5. In Divisions 11 and 27, the opinion holds that since the interrogatory procedure was void, there was insufficient competent testimony for consideration by the jury and for its verdict of divorce. How'ever, as I evaluate the evidence, there was sufficient competent testimony by other witnesses, namely John Walter Gates, Stratton Coyner, Frank Durant and Christian Nissen. Therefore, even eliminating the plaintiff’s testimony given by the interrogatories, there was sufficient evidence to create an issue for the jury and to authorize its verdict of divorce.
6. Division 12 holds that the temporary alimony was “wholly insufficient” and that the permanent alimony was “substantially insufficient.”

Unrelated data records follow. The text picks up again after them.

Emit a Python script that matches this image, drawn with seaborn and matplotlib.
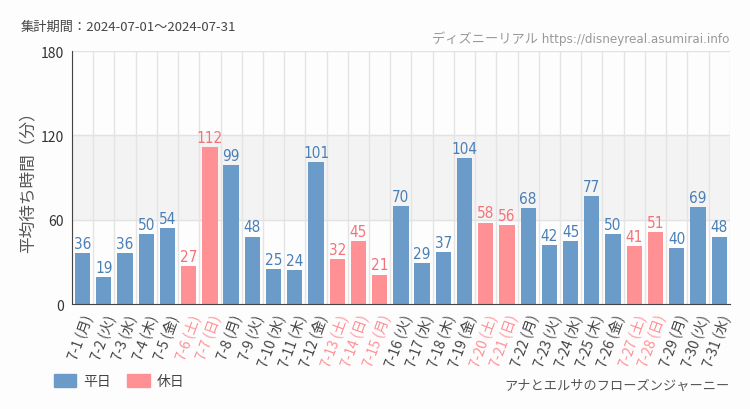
import numpy as np
import pandas as pd
import matplotlib
matplotlib.use("Agg")
import matplotlib.pyplot as plt
import seaborn as sns
from matplotlib.patches import Patch

days = ["7-1 (月)", "7-2 (火)", "7-3 (水)", "7-4 (木)", "7-5 (金)", "7-6 (土)", "7-7 (日)",
        "7-8 (月)", "7-9 (火)", "7-10 (水)", "7-11 (木)", "7-12 (金)", "7-13 (土)", "7-14 (日)",
        "7-15 (月)", "7-16 (火)", "7-17 (水)", "7-18 (木)", "7-19 (金)", "7-20 (土)", "7-21 (日)",
        "7-22 (月)", "7-23 (火)", "7-24 (水)", "7-25 (木)", "7-26 (金)", "7-27 (土)", "7-28 (日)",
        "7-29 (月)", "7-30 (火)", "7-31 (水)"]
wait = [36, 19, 36, 50, 54, 27, 112, 99, 48, 25, 24, 101, 32, 45, 21, 70, 29, 37, 104, 58, 56,
        68, 42, 45, 77, 50, 41, 51, 40, 69, 48]
holidays = ["7-6 (土)", "7-7 (日)", "7-13 (土)", "7-14 (日)", "7-15 (月)", "7-20 (土)",
            "7-21 (日)", "7-27 (土)", "7-28 (日)"]
yticks = [0, 60, 120, 180]

BLUE = "#6b9bc8"
PINK = "#ff9195"
BLUE_TXT = "#4a7fb5"
PINK_TXT = "#f47378"

sns.set_style("white")
plt.rcParams["font.family"] = ["Noto Sans CJK JP", "DejaVu Sans"]
NARROW = ["DejaVu Sans", "Noto Sans CJK JP"]

df = pd.DataFrame({"day": days, "wait": wait})
df["kind"] = np.where(df["day"].isin(holidays), "休日", "平日")

fig = plt.figure(figsize=(7.5, 4.1), dpi=100, facecolor="#fdfdfd")
ax = fig.add_axes([0.096, 0.256, 0.877, 0.617])
ax.set_facecolor("#fdfdfd")

ax.axhspan(60, 120, color="#f3f3f3", zorder=0)
for y in yticks[1:]:
    ax.axhline(y, color="#e2e2e2", lw=1, zorder=0.5)
for i in range(len(days) + 1):
    ax.axvline(i - 0.5, color="#e4e4e4", lw=1, zorder=0.5)

sns.barplot(data=df, x="day", y="wait", hue="kind", palette={"平日": BLUE, "休日": PINK},
            dodge=False, width=0.72, legend=False, ax=ax, zorder=2, saturation=1, linewidth=0)

for c in ax.containers:
    for bar in c:
        h = bar.get_height()
        if np.isnan(h):
            continue
        x = bar.get_x() + bar.get_width() / 2
        col = PINK_TXT if bar.get_facecolor()[0] > 0.9 else BLUE_TXT
        ax.text(x, h + 1.5, f"{int(h)}", ha="center", va="bottom", fontsize=11,
                color=col, family=NARROW, fontstretch="condensed")

ax.set_xlim(-0.5, len(days) - 0.5)
ax.set_ylim(0, 180)
ax.set_yticks(yticks)
ax.set_yticklabels([str(t) for t in yticks], fontsize=10, color="#333333")
ax.set_xlabel("")
ax.set_ylabel("平均待ち時間（分）", fontsize=12, color="#555555", labelpad=3)
ax.tick_params(axis="both", direction="out", length=4, width=1, color="#333333", pad=2)

ax.set_xticks(range(len(days)))
ax.set_xticklabels(days, rotation=70, ha="right", rotation_mode="anchor", fontsize=10)
for lab in ax.get_xticklabels():
    lab.set_color(PINK if lab.get_text() in holidays else "#444444")

for s in ["top", "right"]:
    ax.spines[s].set_visible(False)
ax.spines["left"].set_color("#444444")
ax.spines["bottom"].set_color("#444444")

fig.text(0.027, 0.925, "集計期間：2024-07-01～2024-07-31", fontsize=9.5, color="#444444")
fig.text(0.973, 0.895, "ディズニーリアル https://disneyreal.asumirai.info", fontsize=9.5,
         color="#999999", ha="right", family=NARROW, fontstretch="condensed")
fig.text(0.973, 0.05, "アナとエルサのフローズンジャーニー", fontsize=9.5, color="#555555",
         ha="right", family=NARROW, fontstretch="condensed")

handles = [Patch(color=BLUE, label="平日"), Patch(color=PINK, label="休日")]
fig.legend(handles=handles, loc="lower left", bbox_to_anchor=(0.055, 0.02), ncol=2,
           frameon=False, fontsize=10, handlelength=1.6, handleheight=1.0, columnspacing=1.2,
           handletextpad=0.5, labelcolor="#444444")

fig.savefig("out.png", dpi=100, facecolor=fig.get_facecolor())
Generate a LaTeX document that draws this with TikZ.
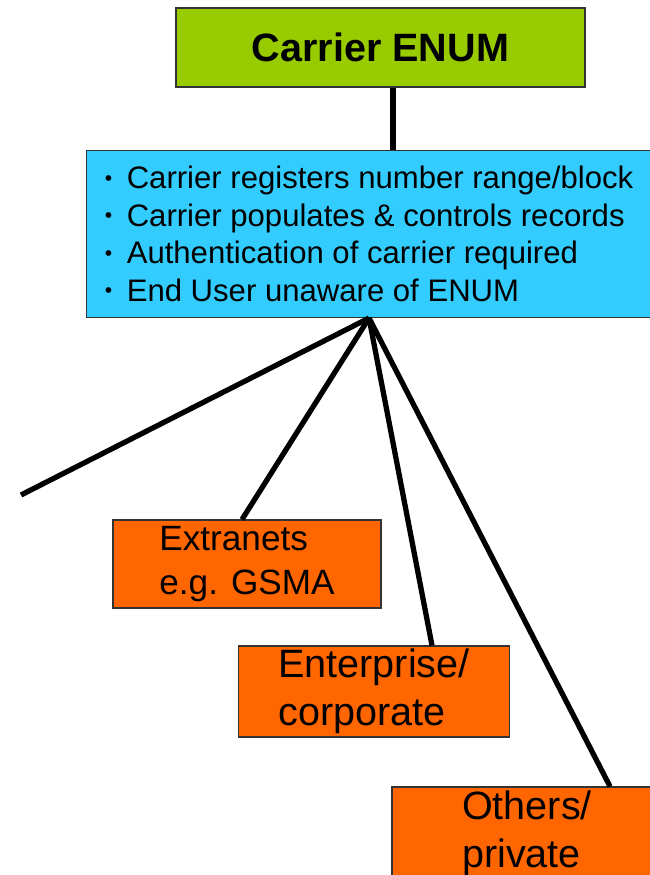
\documentclass[tikz,border=0pt]{standalone}
\usepackage{fontspec}
\setmainfont{Liberation Sans}
\usetikzlibrary{calc}

\definecolor{titlegreen}{HTML}{99CC00}
\definecolor{infoblue}{HTML}{33CCFF}
\definecolor{boxorange}{HTML}{FF6600}

\newcommand{\bul}{\makebox[12.5pt][l]{\raisebox{2pt}{\fontsize{12}{12}\selectfont •}}}

\tikzset{
    box/.style={rectangle, draw=black!80, line width=0.6pt, inner ysep=0pt},
    link/.style={line width=3pt},
}

\begin{document}
\begin{tikzpicture}
    % Canvas
    \clip (0,0) rectangle (13,17.5);

    % Carrier ENUM
    \node[box, fill=titlegreen, minimum width=8.18cm, minimum height=1.58cm,
          font=\bfseries\fontsize{22.5}{27}\selectfont] (title) at (7.61,16.55) {Carrier ENUM};

    % Carrier properties
    \node[box, fill=infoblue, anchor=north west, align=left, inner xsep=0.34cm,
          minimum width=11.3cm, minimum height=3.34cm,
          font=\fontsize{17.7}{21.3}\selectfont] (info) at (1.72,14.5)
          {\bul Carrier registers number range/block\\
           \bul Carrier populates \& controls records\\
           \bul Authentication of carrier required\\
           \bul End User unaware of ENUM};

    % Extranets
    \node[box, fill=boxorange, align=left, inner xsep=0.88cm,
          minimum width=5.36cm, minimum height=1.76cm,
          font=\fontsize{20}{25}\selectfont] (extra) at (4.94,6.22) {Extranets\\e.g. GSMA};

    % Enterprise
    \node[box, fill=boxorange, align=left, inner xsep=0.8cm,
          minimum width=5.4cm, minimum height=1.82cm,
          font=\fontsize{22.5}{27.2}\selectfont] (ent) at (7.48,3.67) {Enterprise/\\corporate};

    % Others
    \node[box, fill=boxorange, align=left, inner xsep=1.4cm,
          minimum width=5.4cm, minimum height=1.86cm,
          font=\fontsize{22.5}{27.2}\selectfont] (oth) at (10.54,0.83) {Others/\\private};

    % Links
    \coordinate (offleft) at (0.42,7.6);
    \draw[link] ($(title.south)+(0.25,0)$) coordinate (drop) -- (drop |- info.north);
    \draw[link] (info.south) -- (offleft);
    \draw[link] (info.south) -- ($(extra.north)+(-0.1,0)$);
    \draw[link] (info.south) -- ($(ent.north)+(1.16,0)$);
    \draw[link] (info.south) -- ($(oth.north)+(1.66,0)$);
\end{tikzpicture}
\end{document}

As to temporary alimony, the trial judge, under Code §§ 30-202, 30-203 and 30-206, has discretion as to the amount to be awarded. Under repeated decisions, the rule is that his award must show an abuse of discretion before this court will interfere. Here, in view of all the facts and circumstances, in-*278eluding the wife’s large separate estate of between $300,000 and $400,000, no abuse appears to me.
As to permanent alimony, the holding is predicated on there being insufficient evidence to sustain the granting of the divorce, because of the previous ruling that the interrogatory testimony was not competent evidence. However, in view of there being other competent testimony, as referred to above, authorizing the divorce on the ground of cruel treatment, there was no absolute right of the defendant to have permanent alimony. In such case it is optional with the jury whether to award alimony. Crenshaw v. Crenshaw, 197 Ga. 767 (30 SE2d 480). Hence, the wife cannot complain of the amount awarded.
I would reverse the judgment but not for all of the reasons assigned by the maj ority opinion.
I am authorized to state that Mobley, J., concurs in this concurring opinion.